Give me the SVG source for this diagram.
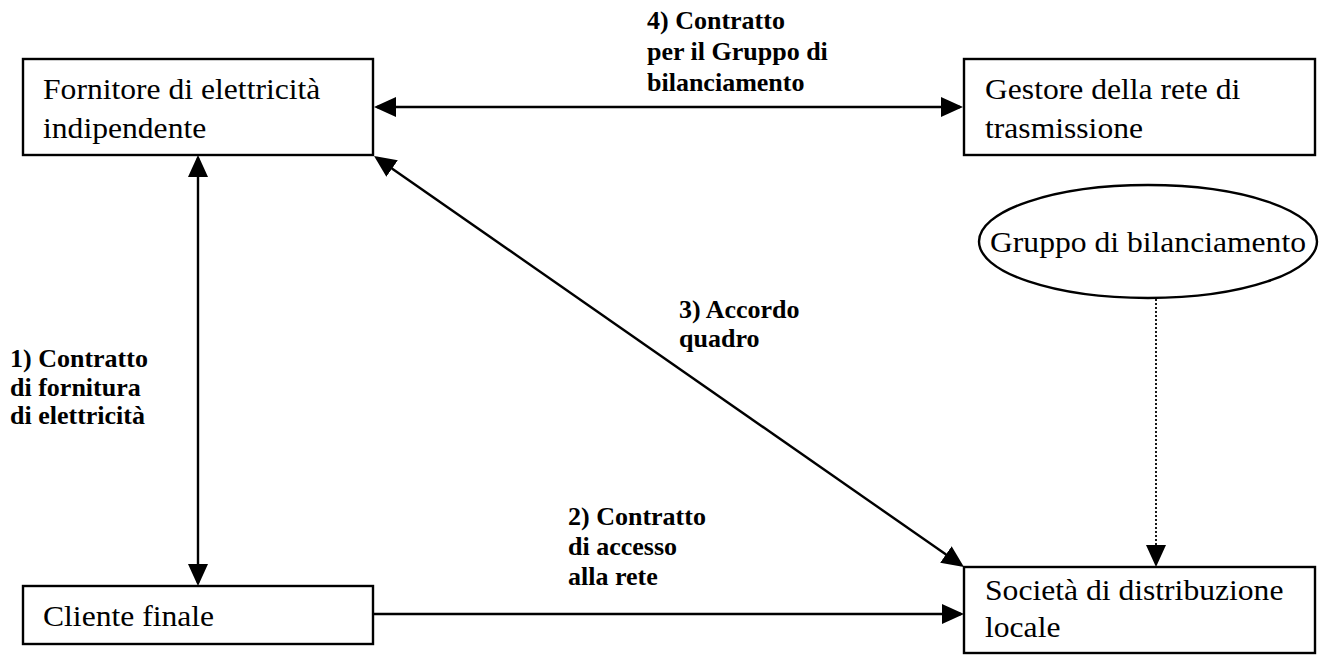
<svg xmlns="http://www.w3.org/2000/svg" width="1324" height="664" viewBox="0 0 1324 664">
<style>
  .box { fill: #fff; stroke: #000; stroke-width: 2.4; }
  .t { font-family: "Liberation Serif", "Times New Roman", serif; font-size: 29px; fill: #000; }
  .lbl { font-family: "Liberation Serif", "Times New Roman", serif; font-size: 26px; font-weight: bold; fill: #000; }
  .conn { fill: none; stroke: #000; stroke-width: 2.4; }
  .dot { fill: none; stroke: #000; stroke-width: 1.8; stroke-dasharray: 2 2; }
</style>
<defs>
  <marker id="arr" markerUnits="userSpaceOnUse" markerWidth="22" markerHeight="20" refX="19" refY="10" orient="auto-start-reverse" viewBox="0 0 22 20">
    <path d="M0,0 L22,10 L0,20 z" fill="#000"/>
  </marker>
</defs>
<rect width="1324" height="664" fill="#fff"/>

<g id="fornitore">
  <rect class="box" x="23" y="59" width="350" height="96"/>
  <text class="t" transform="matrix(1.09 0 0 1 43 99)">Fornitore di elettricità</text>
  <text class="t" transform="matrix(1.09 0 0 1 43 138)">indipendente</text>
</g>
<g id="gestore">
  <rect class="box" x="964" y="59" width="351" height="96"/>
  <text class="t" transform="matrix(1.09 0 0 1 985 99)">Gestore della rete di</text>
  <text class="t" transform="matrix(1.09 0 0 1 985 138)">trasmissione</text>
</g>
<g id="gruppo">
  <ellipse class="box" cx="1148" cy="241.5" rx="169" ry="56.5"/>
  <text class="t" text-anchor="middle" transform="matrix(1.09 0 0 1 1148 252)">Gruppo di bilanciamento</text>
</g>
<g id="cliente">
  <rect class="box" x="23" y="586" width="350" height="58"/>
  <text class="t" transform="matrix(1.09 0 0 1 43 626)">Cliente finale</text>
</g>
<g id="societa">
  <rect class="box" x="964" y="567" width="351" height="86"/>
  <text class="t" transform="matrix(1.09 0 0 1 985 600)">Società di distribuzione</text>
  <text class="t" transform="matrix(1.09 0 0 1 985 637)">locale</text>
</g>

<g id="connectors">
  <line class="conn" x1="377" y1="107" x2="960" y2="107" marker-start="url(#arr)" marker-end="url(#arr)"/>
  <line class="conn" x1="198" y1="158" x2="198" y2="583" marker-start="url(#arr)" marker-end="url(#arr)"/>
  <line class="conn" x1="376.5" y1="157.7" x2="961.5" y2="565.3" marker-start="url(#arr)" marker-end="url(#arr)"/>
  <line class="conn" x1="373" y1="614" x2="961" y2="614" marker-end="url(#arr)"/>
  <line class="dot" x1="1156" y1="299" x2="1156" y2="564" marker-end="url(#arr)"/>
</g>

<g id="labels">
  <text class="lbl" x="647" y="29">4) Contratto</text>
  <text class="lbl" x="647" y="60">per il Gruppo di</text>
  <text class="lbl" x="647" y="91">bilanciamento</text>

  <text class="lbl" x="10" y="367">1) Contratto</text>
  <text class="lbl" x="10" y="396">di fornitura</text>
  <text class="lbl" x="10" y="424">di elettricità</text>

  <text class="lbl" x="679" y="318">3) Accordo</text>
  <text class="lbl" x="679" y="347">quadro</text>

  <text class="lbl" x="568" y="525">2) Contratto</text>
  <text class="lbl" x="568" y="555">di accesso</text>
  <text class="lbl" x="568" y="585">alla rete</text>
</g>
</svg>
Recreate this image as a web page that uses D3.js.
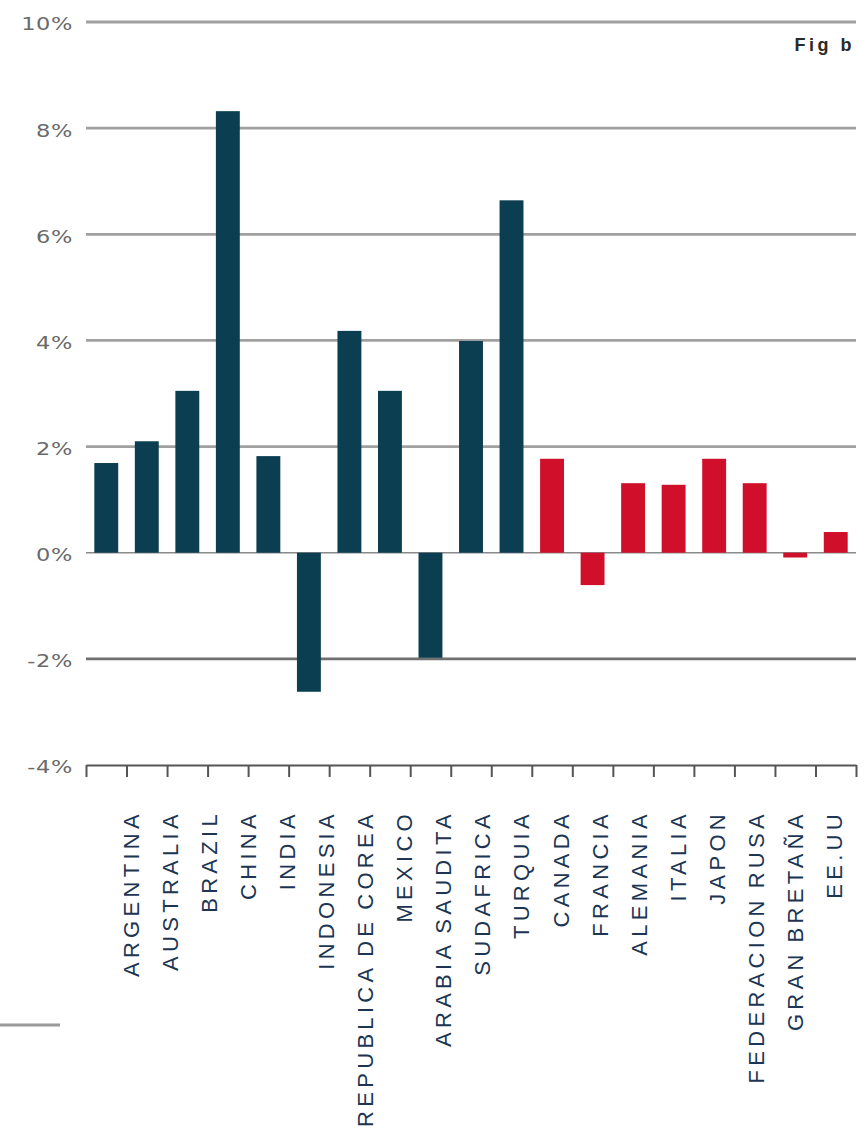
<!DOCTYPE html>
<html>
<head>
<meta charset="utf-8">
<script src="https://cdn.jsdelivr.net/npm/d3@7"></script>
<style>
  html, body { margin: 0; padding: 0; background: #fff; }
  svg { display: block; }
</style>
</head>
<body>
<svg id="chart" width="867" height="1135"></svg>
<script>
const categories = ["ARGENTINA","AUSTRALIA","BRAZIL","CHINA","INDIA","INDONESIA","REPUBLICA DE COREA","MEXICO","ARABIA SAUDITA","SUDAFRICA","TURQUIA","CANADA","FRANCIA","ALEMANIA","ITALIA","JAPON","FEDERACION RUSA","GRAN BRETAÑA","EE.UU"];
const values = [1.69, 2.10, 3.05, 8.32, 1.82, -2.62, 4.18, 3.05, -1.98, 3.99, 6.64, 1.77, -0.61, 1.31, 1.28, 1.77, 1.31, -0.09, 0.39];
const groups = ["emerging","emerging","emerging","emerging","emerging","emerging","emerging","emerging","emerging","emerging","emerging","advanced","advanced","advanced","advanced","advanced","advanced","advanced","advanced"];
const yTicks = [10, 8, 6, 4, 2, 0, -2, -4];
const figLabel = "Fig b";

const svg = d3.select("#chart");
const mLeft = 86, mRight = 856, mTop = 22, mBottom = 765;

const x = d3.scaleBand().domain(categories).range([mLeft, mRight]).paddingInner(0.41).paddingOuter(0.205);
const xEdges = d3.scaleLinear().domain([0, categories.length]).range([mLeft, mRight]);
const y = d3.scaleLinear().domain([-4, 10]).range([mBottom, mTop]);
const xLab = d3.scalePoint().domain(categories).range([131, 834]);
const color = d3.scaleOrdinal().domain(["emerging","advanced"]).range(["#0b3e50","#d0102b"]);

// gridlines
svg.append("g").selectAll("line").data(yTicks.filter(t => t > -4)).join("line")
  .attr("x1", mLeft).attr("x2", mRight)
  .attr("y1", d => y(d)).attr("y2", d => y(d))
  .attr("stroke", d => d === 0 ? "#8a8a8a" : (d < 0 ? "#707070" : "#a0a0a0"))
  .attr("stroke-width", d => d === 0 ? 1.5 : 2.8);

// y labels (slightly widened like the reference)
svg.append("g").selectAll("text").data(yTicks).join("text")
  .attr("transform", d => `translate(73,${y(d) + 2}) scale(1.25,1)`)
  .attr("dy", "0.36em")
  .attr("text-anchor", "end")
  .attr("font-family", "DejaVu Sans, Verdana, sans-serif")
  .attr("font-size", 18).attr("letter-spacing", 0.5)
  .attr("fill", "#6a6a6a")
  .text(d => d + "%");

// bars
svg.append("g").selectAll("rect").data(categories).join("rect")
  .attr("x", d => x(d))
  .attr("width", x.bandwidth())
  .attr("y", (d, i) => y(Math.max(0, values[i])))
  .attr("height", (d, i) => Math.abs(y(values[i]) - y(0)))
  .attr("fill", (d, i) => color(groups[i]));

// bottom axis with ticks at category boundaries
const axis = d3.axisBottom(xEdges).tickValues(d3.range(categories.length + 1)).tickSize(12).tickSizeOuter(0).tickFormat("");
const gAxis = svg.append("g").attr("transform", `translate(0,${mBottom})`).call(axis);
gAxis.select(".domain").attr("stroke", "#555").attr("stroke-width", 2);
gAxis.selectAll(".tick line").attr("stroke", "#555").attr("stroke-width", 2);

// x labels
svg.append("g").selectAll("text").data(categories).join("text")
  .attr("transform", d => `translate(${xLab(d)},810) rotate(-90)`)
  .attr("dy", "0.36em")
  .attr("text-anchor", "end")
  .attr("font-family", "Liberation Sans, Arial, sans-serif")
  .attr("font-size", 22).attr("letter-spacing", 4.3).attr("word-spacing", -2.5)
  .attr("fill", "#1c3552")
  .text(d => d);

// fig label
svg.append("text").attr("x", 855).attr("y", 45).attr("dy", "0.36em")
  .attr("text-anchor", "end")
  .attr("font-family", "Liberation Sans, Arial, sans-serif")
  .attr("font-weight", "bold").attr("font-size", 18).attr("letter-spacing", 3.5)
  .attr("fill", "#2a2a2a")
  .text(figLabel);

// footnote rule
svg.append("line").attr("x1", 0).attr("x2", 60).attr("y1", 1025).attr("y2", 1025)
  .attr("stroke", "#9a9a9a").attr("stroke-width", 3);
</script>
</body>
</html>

**Short task:** Repeat the data exactly, dropping every picture it holds.

**Right answer:**
Give me the SVG source for this diagram.
<svg xmlns="http://www.w3.org/2000/svg" width="1324" height="664" viewBox="0 0 1324 664">
<style>
  .box { fill: #fff; stroke: #000; stroke-width: 2.4; }
  .t { font-family: "Liberation Serif", "Times New Roman", serif; font-size: 29px; fill: #000; }
  .lbl { font-family: "Liberation Serif", "Times New Roman", serif; font-size: 26px; font-weight: bold; fill: #000; }
  .conn { fill: none; stroke: #000; stroke-width: 2.4; }
  .dot { fill: none; stroke: #000; stroke-width: 1.8; stroke-dasharray: 2 2; }
</style>
<defs>
  <marker id="arr" markerUnits="userSpaceOnUse" markerWidth="22" markerHeight="20" refX="19" refY="10" orient="auto-start-reverse" viewBox="0 0 22 20">
    <path d="M0,0 L22,10 L0,20 z" fill="#000"/>
  </marker>
</defs>
<rect width="1324" height="664" fill="#fff"/>

<g id="fornitore">
  <rect class="box" x="23" y="59" width="350" height="96"/>
  <text class="t" transform="matrix(1.09 0 0 1 43 99)">Fornitore di elettricità</text>
  <text class="t" transform="matrix(1.09 0 0 1 43 138)">indipendente</text>
</g>
<g id="gestore">
  <rect class="box" x="964" y="59" width="351" height="96"/>
  <text class="t" transform="matrix(1.09 0 0 1 985 99)">Gestore della rete di</text>
  <text class="t" transform="matrix(1.09 0 0 1 985 138)">trasmissione</text>
</g>
<g id="gruppo">
  <ellipse class="box" cx="1148" cy="241.5" rx="169" ry="56.5"/>
  <text class="t" text-anchor="middle" transform="matrix(1.09 0 0 1 1148 252)">Gruppo di bilanciamento</text>
</g>
<g id="cliente">
  <rect class="box" x="23" y="586" width="350" height="58"/>
  <text class="t" transform="matrix(1.09 0 0 1 43 626)">Cliente finale</text>
</g>
<g id="societa">
  <rect class="box" x="964" y="567" width="351" height="86"/>
  <text class="t" transform="matrix(1.09 0 0 1 985 600)">Società di distribuzione</text>
  <text class="t" transform="matrix(1.09 0 0 1 985 637)">locale</text>
</g>

<g id="connectors">
  <line class="conn" x1="377" y1="107" x2="960" y2="107" marker-start="url(#arr)" marker-end="url(#arr)"/>
  <line class="conn" x1="198" y1="158" x2="198" y2="583" marker-start="url(#arr)" marker-end="url(#arr)"/>
  <line class="conn" x1="376.5" y1="157.7" x2="961.5" y2="565.3" marker-start="url(#arr)" marker-end="url(#arr)"/>
  <line class="conn" x1="373" y1="614" x2="961" y2="614" marker-end="url(#arr)"/>
  <line class="dot" x1="1156" y1="299" x2="1156" y2="564" marker-end="url(#arr)"/>
</g>

<g id="labels">
  <text class="lbl" x="647" y="29">4) Contratto</text>
  <text class="lbl" x="647" y="60">per il Gruppo di</text>
  <text class="lbl" x="647" y="91">bilanciamento</text>

  <text class="lbl" x="10" y="367">1) Contratto</text>
  <text class="lbl" x="10" y="396">di fornitura</text>
  <text class="lbl" x="10" y="424">di elettricità</text>

  <text class="lbl" x="679" y="318">3) Accordo</text>
  <text class="lbl" x="679" y="347">quadro</text>

  <text class="lbl" x="568" y="525">2) Contratto</text>
  <text class="lbl" x="568" y="555">di accesso</text>
  <text class="lbl" x="568" y="585">alla rete</text>
</g>
</svg>
Recreate this image as a web page that uses D3.js.
<!DOCTYPE html>
<html>
<head>
<meta charset="utf-8">
<script src="https://cdn.jsdelivr.net/npm/d3@7"></script>
<style>
  html, body { margin: 0; padding: 0; background: #fff; }
  svg { display: block; }
</style>
</head>
<body>
<svg id="chart" width="867" height="1135"></svg>
<script>
const categories = ["ARGENTINA","AUSTRALIA","BRAZIL","CHINA","INDIA","INDONESIA","REPUBLICA DE COREA","MEXICO","ARABIA SAUDITA","SUDAFRICA","TURQUIA","CANADA","FRANCIA","ALEMANIA","ITALIA","JAPON","FEDERACION RUSA","GRAN BRETAÑA","EE.UU"];
const values = [1.69, 2.10, 3.05, 8.32, 1.82, -2.62, 4.18, 3.05, -1.98, 3.99, 6.64, 1.77, -0.61, 1.31, 1.28, 1.77, 1.31, -0.09, 0.39];
const groups = ["emerging","emerging","emerging","emerging","emerging","emerging","emerging","emerging","emerging","emerging","emerging","advanced","advanced","advanced","advanced","advanced","advanced","advanced","advanced"];
const yTicks = [10, 8, 6, 4, 2, 0, -2, -4];
const figLabel = "Fig b";

const svg = d3.select("#chart");
const mLeft = 86, mRight = 856, mTop = 22, mBottom = 765;

const x = d3.scaleBand().domain(categories).range([mLeft, mRight]).paddingInner(0.41).paddingOuter(0.205);
const xEdges = d3.scaleLinear().domain([0, categories.length]).range([mLeft, mRight]);
const y = d3.scaleLinear().domain([-4, 10]).range([mBottom, mTop]);
const xLab = d3.scalePoint().domain(categories).range([131, 834]);
const color = d3.scaleOrdinal().domain(["emerging","advanced"]).range(["#0b3e50","#d0102b"]);

// gridlines
svg.append("g").selectAll("line").data(yTicks.filter(t => t > -4)).join("line")
  .attr("x1", mLeft).attr("x2", mRight)
  .attr("y1", d => y(d)).attr("y2", d => y(d))
  .attr("stroke", d => d === 0 ? "#8a8a8a" : (d < 0 ? "#707070" : "#a0a0a0"))
  .attr("stroke-width", d => d === 0 ? 1.5 : 2.8);

// y labels (slightly widened like the reference)
svg.append("g").selectAll("text").data(yTicks).join("text")
  .attr("transform", d => `translate(73,${y(d) + 2}) scale(1.25,1)`)
  .attr("dy", "0.36em")
  .attr("text-anchor", "end")
  .attr("font-family", "DejaVu Sans, Verdana, sans-serif")
  .attr("font-size", 18).attr("letter-spacing", 0.5)
  .attr("fill", "#6a6a6a")
  .text(d => d + "%");

// bars
svg.append("g").selectAll("rect").data(categories).join("rect")
  .attr("x", d => x(d))
  .attr("width", x.bandwidth())
  .attr("y", (d, i) => y(Math.max(0, values[i])))
  .attr("height", (d, i) => Math.abs(y(values[i]) - y(0)))
  .attr("fill", (d, i) => color(groups[i]));

// bottom axis with ticks at category boundaries
const axis = d3.axisBottom(xEdges).tickValues(d3.range(categories.length + 1)).tickSize(12).tickSizeOuter(0).tickFormat("");
const gAxis = svg.append("g").attr("transform", `translate(0,${mBottom})`).call(axis);
gAxis.select(".domain").attr("stroke", "#555").attr("stroke-width", 2);
gAxis.selectAll(".tick line").attr("stroke", "#555").attr("stroke-width", 2);

// x labels
svg.append("g").selectAll("text").data(categories).join("text")
  .attr("transform", d => `translate(${xLab(d)},810) rotate(-90)`)
  .attr("dy", "0.36em")
  .attr("text-anchor", "end")
  .attr("font-family", "Liberation Sans, Arial, sans-serif")
  .attr("font-size", 22).attr("letter-spacing", 4.3).attr("word-spacing", -2.5)
  .attr("fill", "#1c3552")
  .text(d => d);

// fig label
svg.append("text").attr("x", 855).attr("y", 45).attr("dy", "0.36em")
  .attr("text-anchor", "end")
  .attr("font-family", "Liberation Sans, Arial, sans-serif")
  .attr("font-weight", "bold").attr("font-size", 18).attr("letter-spacing", 3.5)
  .attr("fill", "#2a2a2a")
  .text(figLabel);

// footnote rule
svg.append("line").attr("x1", 0).attr("x2", 60).attr("y1", 1025).attr("y2", 1025)
  .attr("stroke", "#9a9a9a").attr("stroke-width", 3);
</script>
</body>
</html>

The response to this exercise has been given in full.